Conclusively, while particular assessments or claims as towards specific regions are debatable, the central
argument ("bring geography back in") is developed elegantly and vividly
illustrated. The less developed critique of other disciplines does not account
for a weakness in the argument. Rather, it could and would be more powerful and
fruitful if it had followed from Kaplan´s balanced and at the same time snappy
reassessment of the realistic choices people face in the future. In the end,
Kaplan is far from declaring idealism pure ideology. History is made by people
and ideals are a reality of human action. Or in his own words: "realism without
a measure of idealism is unrealistic".
Niklas Anzinger is a student of
Philosophy & Economics (B.A.) at the University of Bayreuth. He has worked
as an Editorial Assistant for Turkish Policy Quarterly in Istanbul.



January 3, 2013
Olga Papadopoulou, University of the Aegean, Bronze Contributor (25)

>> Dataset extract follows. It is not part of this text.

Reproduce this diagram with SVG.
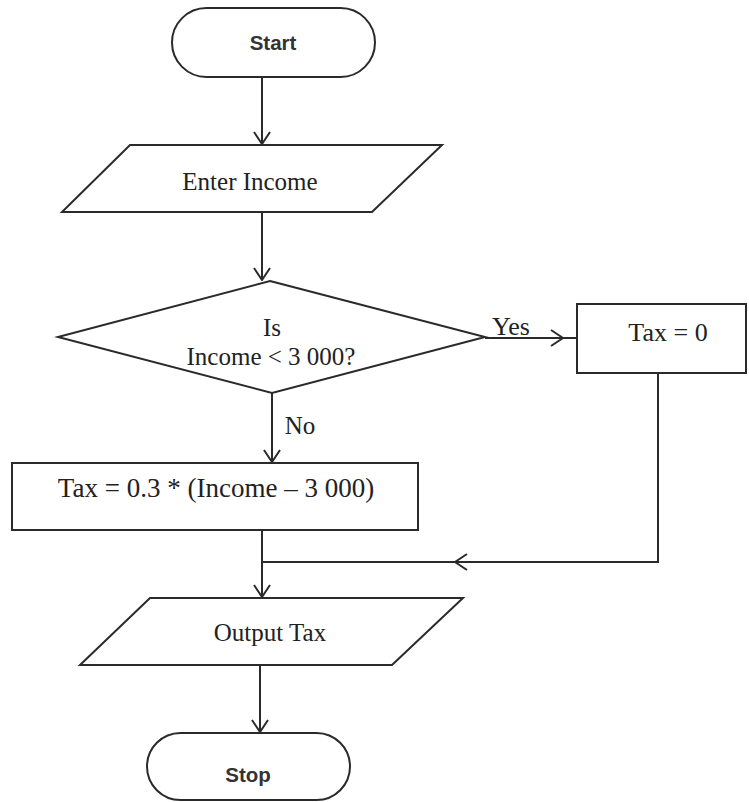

First of all, congratulations for this excellent book review. Definitely, I will buy "The Revenge of Geography" .
Indeed "Geography matters" as D.Massey stated. Geography studies can give a more integrated approach of natural and social phenomena that take place in space and time,such as global environmental change and migration, urbanization and suburbanization, industrialization and deindustrialization, to name a few of them.
Additionally central concern of a Geographer is not only the analysis, understanding and interpretation of the spatial distribution of natural or social characteristics, but also the relationship between environment, economy and society.
Last but not least and since Kaplan is one of my favorites authors, I would like to recommend one of his books "Balkan Ghosts" for a better understanding of Balkan and its people.